I started my career as a junior SQL DBA. I was very excited and I was working very hard with a lot of passion. As I was learning new things, I really enjoyed getting more and more work from my senior DBAs and TL. I was always tried to deliver on time as per schedule. I often spent a lot of weekend and off work hours learning new things. I setup a lab at my home and I almost implemented everything withing the scope of my technology at my home lab. I also completed required certification and became certificated DBA. Within about couple of years, I became an excellent problem solver and well respected individual within our organization. I got promoted as a senior DBA after about three years of joining. I was very excited and happy that time. We used to be five DBAs that time to support about 2000 databases within our organization.
But then in 2008, our work got outsourced to a big IT service provider company which I will not name here. They laid off two DBAs and other two DBAs changed their job voluntarily. So after about a year, I was the only one DBA on site supporting our client. The rest of team members were in another country and they were also supporting other clients. They didn’t hire any onsite replacement for those talented DBAs who left our organization. They made me Team lead and I was the main point of contact to client. I started getting shitload of work(please excuse me words here but it is true.) and I started spending a lot of my personal time outside working hours to resolve issues and to implement new projects. I started getting depressed feeling because of work pressure and because of my inability to spend much time with my family and friends. Even I was not getting enough time to learn new things and to keep myself up-to-date with current technology. I tried to stay away from people from client side as much as I can because they were giving me more and more work without worrying about my capacity, health and decreased performance due to workload. They somehow started taking me granted. I took vacations in order to overcome this feeling but it didn’t help. After coming back from vacation, I used to have thousands of emails and tens of projects waiting for me or my guidance. Because I was not able to deliver on time, my credibility and respect with client started going south. I started realizing that it is not my fault but it is because of my employer’s tactics to save money by getting rid of talented people onsite and hiring fresher level people offshore. Offshore team was there but they were not good at taking decisions and taking initiative to get the work done.
I then gave up and resigned from my job. I gave notice of five weeks with the hope that my employer will hire more people to replace me but unfortunately I didn’t get anyone to do knowledge transfer.
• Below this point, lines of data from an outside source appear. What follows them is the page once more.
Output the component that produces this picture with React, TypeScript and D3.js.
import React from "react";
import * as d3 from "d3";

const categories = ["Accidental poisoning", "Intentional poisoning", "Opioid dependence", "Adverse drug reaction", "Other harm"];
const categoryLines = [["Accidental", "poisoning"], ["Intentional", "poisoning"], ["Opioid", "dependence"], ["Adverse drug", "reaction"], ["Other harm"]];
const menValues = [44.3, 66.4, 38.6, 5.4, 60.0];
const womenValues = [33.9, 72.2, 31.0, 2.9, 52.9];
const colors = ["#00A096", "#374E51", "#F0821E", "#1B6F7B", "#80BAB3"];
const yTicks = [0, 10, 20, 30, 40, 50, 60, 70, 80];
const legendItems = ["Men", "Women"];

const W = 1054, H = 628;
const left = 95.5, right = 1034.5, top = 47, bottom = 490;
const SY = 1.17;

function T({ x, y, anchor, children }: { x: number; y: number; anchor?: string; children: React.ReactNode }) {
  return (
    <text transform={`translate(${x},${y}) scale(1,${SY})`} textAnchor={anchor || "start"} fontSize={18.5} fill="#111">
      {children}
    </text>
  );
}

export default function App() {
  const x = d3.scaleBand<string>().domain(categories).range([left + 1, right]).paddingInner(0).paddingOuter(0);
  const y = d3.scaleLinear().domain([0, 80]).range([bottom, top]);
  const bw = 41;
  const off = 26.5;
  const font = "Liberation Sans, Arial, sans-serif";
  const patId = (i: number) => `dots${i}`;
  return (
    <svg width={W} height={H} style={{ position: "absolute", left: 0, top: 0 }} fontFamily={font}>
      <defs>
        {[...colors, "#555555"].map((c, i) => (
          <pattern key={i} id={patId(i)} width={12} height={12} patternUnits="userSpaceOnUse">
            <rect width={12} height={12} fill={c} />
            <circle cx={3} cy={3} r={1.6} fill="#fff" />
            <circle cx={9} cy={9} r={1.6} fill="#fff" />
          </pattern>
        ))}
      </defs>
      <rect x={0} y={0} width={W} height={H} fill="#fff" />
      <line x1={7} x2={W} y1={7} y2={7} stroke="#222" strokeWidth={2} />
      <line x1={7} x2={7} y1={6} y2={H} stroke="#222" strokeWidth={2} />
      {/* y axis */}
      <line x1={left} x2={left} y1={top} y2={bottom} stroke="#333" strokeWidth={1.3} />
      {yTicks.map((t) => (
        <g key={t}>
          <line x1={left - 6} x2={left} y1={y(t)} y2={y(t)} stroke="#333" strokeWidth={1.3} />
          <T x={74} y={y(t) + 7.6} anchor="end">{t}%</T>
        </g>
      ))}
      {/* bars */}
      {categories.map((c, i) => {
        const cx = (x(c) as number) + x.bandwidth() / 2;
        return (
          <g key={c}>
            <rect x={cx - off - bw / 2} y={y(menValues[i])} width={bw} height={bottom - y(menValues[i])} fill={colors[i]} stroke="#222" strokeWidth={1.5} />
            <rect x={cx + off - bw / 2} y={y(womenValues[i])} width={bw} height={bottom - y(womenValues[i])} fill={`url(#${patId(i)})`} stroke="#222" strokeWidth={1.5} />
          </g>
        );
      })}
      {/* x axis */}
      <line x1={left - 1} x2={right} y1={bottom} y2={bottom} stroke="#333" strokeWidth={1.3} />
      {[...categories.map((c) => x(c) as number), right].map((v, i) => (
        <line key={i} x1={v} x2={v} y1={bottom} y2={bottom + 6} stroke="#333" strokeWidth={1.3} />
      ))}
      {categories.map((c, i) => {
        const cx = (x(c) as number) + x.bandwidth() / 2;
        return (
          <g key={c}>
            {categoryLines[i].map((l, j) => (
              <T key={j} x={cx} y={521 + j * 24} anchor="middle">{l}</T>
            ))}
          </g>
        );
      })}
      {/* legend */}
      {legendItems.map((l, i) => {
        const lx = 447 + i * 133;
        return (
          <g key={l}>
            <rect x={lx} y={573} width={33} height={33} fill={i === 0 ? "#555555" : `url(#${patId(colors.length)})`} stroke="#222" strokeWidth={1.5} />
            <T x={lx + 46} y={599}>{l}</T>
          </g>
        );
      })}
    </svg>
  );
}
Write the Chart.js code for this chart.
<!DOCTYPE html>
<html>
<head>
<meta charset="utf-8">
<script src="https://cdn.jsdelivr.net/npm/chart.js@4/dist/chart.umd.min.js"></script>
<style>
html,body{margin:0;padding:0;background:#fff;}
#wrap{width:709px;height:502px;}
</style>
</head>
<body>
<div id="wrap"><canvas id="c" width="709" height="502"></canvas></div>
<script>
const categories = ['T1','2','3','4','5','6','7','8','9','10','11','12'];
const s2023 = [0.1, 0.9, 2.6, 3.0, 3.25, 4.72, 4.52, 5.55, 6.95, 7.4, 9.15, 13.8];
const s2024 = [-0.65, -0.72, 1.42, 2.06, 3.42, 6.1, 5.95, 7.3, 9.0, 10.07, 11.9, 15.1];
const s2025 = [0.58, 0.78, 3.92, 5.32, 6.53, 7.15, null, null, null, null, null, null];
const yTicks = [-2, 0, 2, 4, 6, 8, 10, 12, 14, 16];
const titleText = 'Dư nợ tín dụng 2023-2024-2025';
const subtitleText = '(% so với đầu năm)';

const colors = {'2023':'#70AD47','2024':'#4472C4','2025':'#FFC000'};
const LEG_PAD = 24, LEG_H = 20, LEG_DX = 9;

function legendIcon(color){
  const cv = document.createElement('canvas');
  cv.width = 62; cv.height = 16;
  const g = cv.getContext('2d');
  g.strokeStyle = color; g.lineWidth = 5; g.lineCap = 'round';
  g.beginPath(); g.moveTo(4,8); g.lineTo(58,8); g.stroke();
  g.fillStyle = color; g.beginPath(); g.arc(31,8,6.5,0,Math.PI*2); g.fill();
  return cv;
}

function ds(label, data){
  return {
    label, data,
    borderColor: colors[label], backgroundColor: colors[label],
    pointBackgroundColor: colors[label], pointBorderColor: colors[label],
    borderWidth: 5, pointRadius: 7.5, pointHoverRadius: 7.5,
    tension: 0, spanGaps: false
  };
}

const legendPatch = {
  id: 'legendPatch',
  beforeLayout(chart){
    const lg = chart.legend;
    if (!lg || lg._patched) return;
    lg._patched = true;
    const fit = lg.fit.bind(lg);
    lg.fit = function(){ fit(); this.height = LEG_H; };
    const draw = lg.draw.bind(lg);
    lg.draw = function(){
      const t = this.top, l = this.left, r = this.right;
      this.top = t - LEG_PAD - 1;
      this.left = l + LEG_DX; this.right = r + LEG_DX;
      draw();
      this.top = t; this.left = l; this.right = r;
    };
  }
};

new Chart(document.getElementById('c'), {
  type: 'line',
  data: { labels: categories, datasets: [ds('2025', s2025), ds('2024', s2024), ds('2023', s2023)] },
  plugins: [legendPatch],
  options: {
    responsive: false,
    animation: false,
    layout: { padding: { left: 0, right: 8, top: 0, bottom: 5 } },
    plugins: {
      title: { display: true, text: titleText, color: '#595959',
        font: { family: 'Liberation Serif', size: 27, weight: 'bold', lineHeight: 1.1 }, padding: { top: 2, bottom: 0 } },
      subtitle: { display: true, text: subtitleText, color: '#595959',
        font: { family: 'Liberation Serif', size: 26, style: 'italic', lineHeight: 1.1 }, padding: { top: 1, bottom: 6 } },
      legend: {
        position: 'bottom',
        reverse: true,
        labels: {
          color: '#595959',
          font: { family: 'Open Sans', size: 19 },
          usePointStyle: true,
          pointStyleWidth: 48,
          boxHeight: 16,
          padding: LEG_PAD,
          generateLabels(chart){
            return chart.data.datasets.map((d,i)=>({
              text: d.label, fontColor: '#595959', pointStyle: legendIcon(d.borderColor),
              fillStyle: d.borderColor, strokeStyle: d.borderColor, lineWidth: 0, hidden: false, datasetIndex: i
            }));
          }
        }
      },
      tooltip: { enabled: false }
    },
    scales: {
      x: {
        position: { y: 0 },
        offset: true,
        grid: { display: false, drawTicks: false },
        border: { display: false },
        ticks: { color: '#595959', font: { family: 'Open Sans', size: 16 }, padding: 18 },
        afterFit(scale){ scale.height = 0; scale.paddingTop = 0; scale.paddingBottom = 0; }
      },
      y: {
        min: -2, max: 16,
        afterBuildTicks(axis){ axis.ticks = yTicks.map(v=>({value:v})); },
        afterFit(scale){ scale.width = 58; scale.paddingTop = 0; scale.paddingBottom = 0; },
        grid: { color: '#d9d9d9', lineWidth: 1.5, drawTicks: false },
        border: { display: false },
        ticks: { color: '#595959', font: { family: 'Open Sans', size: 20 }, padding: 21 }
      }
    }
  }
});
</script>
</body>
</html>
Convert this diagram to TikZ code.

I did KT to my offshore team lead.
I got another job right away(my current job) and but I am facing same issue here too. There is no offshore tem and client-employer relationship here but we are very much understaffed here. I started getting overwhelmed with work and getting thoughts again about changing job but I am worried that I will feel the same on my next job too. Also due to workload and lack of time, I feel like my knowledge is not very much current with my technology. I am feeling very much down in spite of a lot of hard work and dedication towards my work in last 8 years or so. I am feeling like a loser because I am not happy with my work and at the other end I am not able to provide much time to my family. Also my health is going south due to stress and tension.
Anyone else felt this way or feeling this way? How did you overcome this situation? Any advice will be helpful. Please respond...
P.S. – I know that this is mainly a technical forum but I still posted this question here because I am certain that I am not alone with this feeling and surely someone else with same background felt this way.